Cement companies spend about 3 per cent of the gross revenue on inward logistics, while outward logistics accounts for another bulk of 15 per cent. Inward logistics include coal and limestone transportation, while outward logistics is mostly the final product cement. Some companies also incur outbound logistics cost on transporting clinker to the grinding plants. Where plants are closer to the collieries, the inbound transportation cost is less.

The industry has worked a lot on reducing energy costs. Now, further cost competency by squeezing more on this front is difficult. So, the next level is to focus on logistics, as in India on a per tonne basis, the logistics costs are phenomenal. Currently, around 60 per cent of cement in India is transported using roads – the costliest of transportation modes at around Rs 1.5 per tonne per km. This roughly translates into an additional cost of about Rs 25 on a 50 kg bag of cement if transported 300 km from production units. Although railway is a cheaper option to move cement, most companies cannot avail this infrastructure as much as they need it. Lack of integrated rail connectivity from sourcing locations to plants and again from plants to last mile distribution points is the major issue faced by the industry. Currently, for every 50-kg bag of cement, the logistic cost comes to around Rs 12-15 by railways, depending on the distance. However, railways have other demands. Foodgrains and fertilisers have to be moved in a big way, and not just cement. The rail resource is under tremendous pressure.

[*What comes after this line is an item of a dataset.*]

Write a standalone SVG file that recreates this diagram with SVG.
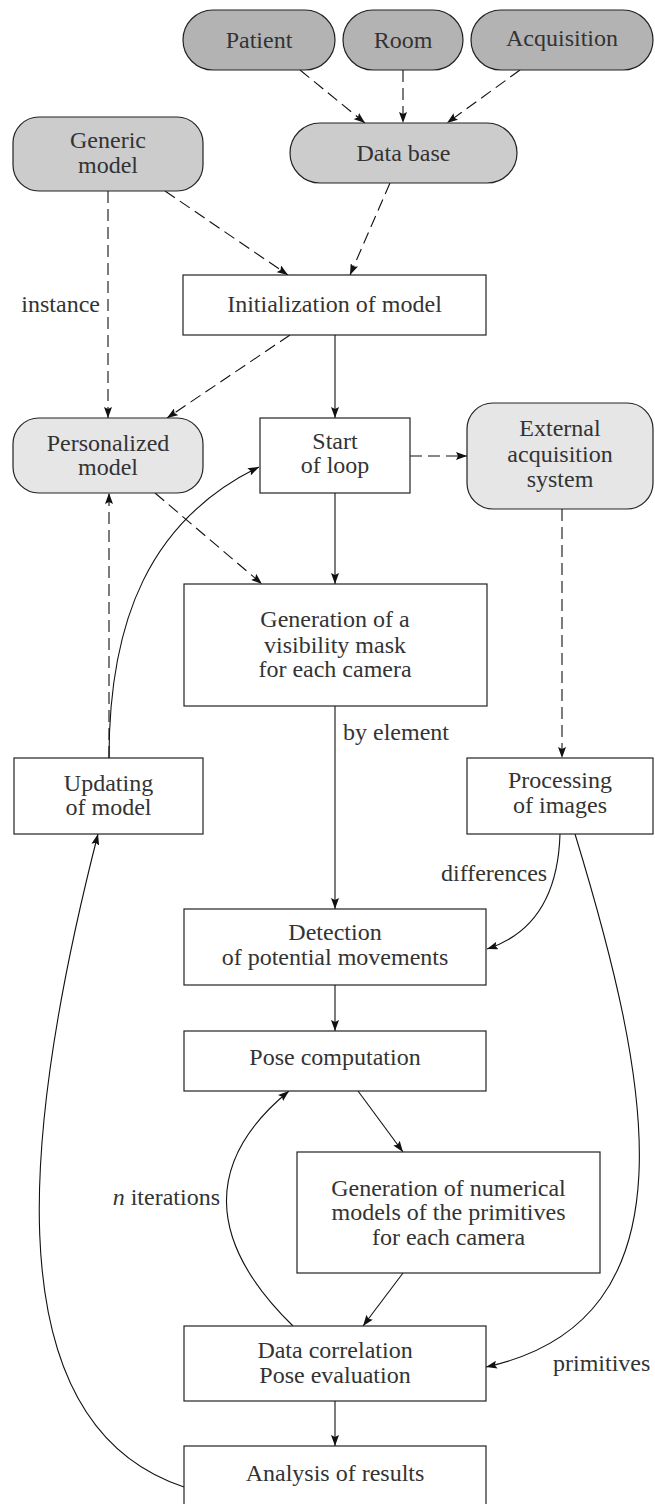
<svg xmlns="http://www.w3.org/2000/svg" width="655" height="1504" viewBox="0 0 655 1504">
<style>
  text { font-family: "Liberation Serif", "Times New Roman", serif; font-size: 24px; fill: #333; }
  .c { text-anchor: middle; }
  .box { fill: #fff; stroke: #222; stroke-width: 1.2; }
  .dark { fill: #b3b3b3; stroke: #222; stroke-width: 1.2; }
  .mid { fill: #cccccc; stroke: #222; stroke-width: 1.2; }
  .light { fill: #e6e6e6; stroke: #222; stroke-width: 1.2; }
  .e { fill: none; stroke: #111; stroke-width: 1.1; marker-end: url(#ah); }
  .d { stroke-dasharray: 12 6; }
</style>
<defs>
  <marker id="ah" markerUnits="userSpaceOnUse" markerWidth="12" markerHeight="8" refX="11" refY="4" orient="auto">
    <path d="M0,0 L11,4 L0,8 L2,4 z" fill="#111"/>
  </marker>
</defs>

<g id="connectors">
  <path class="e d" d="M300,70 L365,123"/>
  <path class="e d" d="M403,70 L403,123"/>
  <path class="e d" d="M520,70 L447,123"/>
  <path class="e d" d="M165,191 L288,275"/>
  <path class="e d" d="M390,183 L350,275"/>
  <path class="e d" d="M108,191 L108,418"/>
  <path class="e d" d="M290,335 L167,418"/>
  <path class="e d" d="M410,456 L467,456"/>
  <path class="e d" d="M155,493 L262,584"/>
  <path class="e d" d="M562,509 L562,758"/>
  <path class="e d" d="M109,758 L109,493"/>
  <path class="e" d="M335,335 L335,418"/>
  <path class="e" d="M335,493 L335,584"/>
  <path class="e" d="M109,758 C109,620 150,520 259,467"/>
  <path class="e" d="M335,706 L335,909"/>
  <path class="e" d="M560,834 C558,900 530,935 487,949"/>
  <path class="e" d="M575,834 C650,1080 700,1320 486,1367"/>
  <path class="e" d="M335,985 L335,1031"/>
  <path class="e" d="M358,1091 L403,1152"/>
  <path class="e" d="M403,1273 L363,1326"/>
  <path class="e" d="M293,1326 C205,1240 205,1160 289,1091"/>
  <path class="e" d="M335,1401 L335,1446"/>
  <path class="e" d="M184,1487 C-18,1420 30,1100 98,834"/>
  <text x="100" y="312" text-anchor="end">instance</text>
  <text x="343" y="740">by element</text>
  <text x="441" y="881">differences</text>
  <text x="220" y="1205" text-anchor="end"><tspan font-style="italic">n</tspan> iterations</text>
  <text x="553" y="1371">primitives</text>
</g>

<g id="patient"><rect class="dark" x="183" y="10" width="152" height="60" rx="30"/><text class="c" x="259" y="48">Patient</text></g>
<g id="room"><rect class="dark" x="343" y="10" width="120" height="60" rx="30"/><text class="c" x="403" y="48">Room</text></g>
<g id="acquisition"><rect class="dark" x="471" y="10" width="182" height="60" rx="30"/><text class="c" x="562" y="46">Acquisition</text></g>
<g id="database"><rect class="mid" x="290" y="123" width="227" height="60" rx="30"/><text class="c" x="403.5" y="161">Data base</text></g>
<g id="generic"><rect class="mid" x="13" y="117" width="190" height="74" rx="26"/><text class="c" x="108" y="148">Generic</text><text class="c" x="108" y="173">model</text></g>
<g id="init"><rect class="box" x="183" y="275" width="303" height="60"/><text class="c" x="334.5" y="312">Initialization of model</text></g>
<g id="personalized"><rect class="light" x="13" y="418" width="190" height="75" rx="26"/><text class="c" x="108" y="451">Personalized</text><text class="c" x="108" y="475">model</text></g>
<g id="start"><rect class="box" x="260" y="418" width="150" height="75"/><text class="c" x="335" y="449">Start</text><text class="c" x="335" y="473">of loop</text></g>
<g id="external"><rect class="light" x="467" y="403" width="186" height="106" rx="26"/><text class="c" x="560" y="436">External</text><text class="c" x="560" y="462">acquisition</text><text class="c" x="560" y="487">system</text></g>
<g id="mask"><rect class="box" x="184" y="584" width="303" height="122"/><text class="c" x="335" y="627">Generation of a</text><text class="c" x="335" y="653">visibility mask</text><text class="c" x="335" y="677">for each camera</text></g>
<g id="updating"><rect class="box" x="14" y="758" width="189" height="76"/><text class="c" x="108.5" y="791">Updating</text><text class="c" x="108.5" y="815">of model</text></g>
<g id="processing"><rect class="box" x="467" y="758" width="186" height="76"/><text class="c" x="560" y="788">Processing</text><text class="c" x="560" y="813">of images</text></g>
<g id="detection"><rect class="box" x="184" y="909" width="302" height="76"/><text class="c" x="335" y="940">Detection</text><text class="c" x="335" y="965">of potential movements</text></g>
<g id="pose"><rect class="box" x="184" y="1031" width="302" height="60"/><text class="c" x="335" y="1065">Pose computation</text></g>
<g id="numerical"><rect class="box" x="297" y="1152" width="303" height="121"/><text class="c" x="448.5" y="1196">Generation of numerical</text><text class="c" x="448.5" y="1220">models of the primitives</text><text class="c" x="448.5" y="1245">for each camera</text></g>
<g id="correlation"><rect class="box" x="184" y="1326" width="302" height="75"/><text class="c" x="335" y="1358">Data correlation</text><text class="c" x="335" y="1383">Pose evaluation</text></g>
<g id="analysis"><rect class="box" x="184" y="1446" width="302" height="70"/><text class="c" x="335" y="1481">Analysis of results</text></g>
</svg>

On the other hand inland water transport is almost non-existent in the country. The sea route is the most cost-efficient as it costs just about 50 paisa per tonne per km – a third of the costs involved in roads. Today, 70 per cent of the cement movement worldwide is by sea compared to just 1-2 per cent in India. However, the scenario is changing with most of the big players like L&T, ACC and Grasim having set up their bulk terminals.

Cement is a high volume, low value commodity. Even at Rs 350 a bag, it is only Rs 7 a kg. The logistics cost may either equal or exceed manufacturing cost. Five to 10 years down the line, for many companies the distribution cost will be more than the manufacturing cost.

The industry is focusing on using more railway routes than roads, shrinking lead distance (distance between the manufacturing facility and market) and opting for sea-routes wherever possible, but these efforts are severely restricted by poor infrastructural support. Bad road conditions across the country (especially for the last mile distribution) are a major hurdle for the cement industry utilising road transportation. Rapid fuel price hike leading to frequent escalation of transport charges is another challenge. In addition, rising toll charges on highways is also adding to transportation costs for the industry.

Another technical challenge faced by cement manufacturers is monitoring a bulker or bowser carrying powder cement. Since tankers ferry cement – with a limited shelf life – directly to the construction site, it is important to ensure that the vehicle movement is monitored until timely delivery. Mining operations management too is a complex process. From ascertaining that mining activity is occurring within boundaries to ensuring effective transportation, mining companies have to manage these functions effectively.

The industry is now looking at improvements in packaging technologies, such as improved packing materials, vacuum sealed packing, automation in loading at plants, etc. Realisation of Dedicated Freight Corridors (DFCs) by the Indian Railways (expected to be operational by 2015-16) is also likely to shift a significant share of cement transportation from road to rail mode.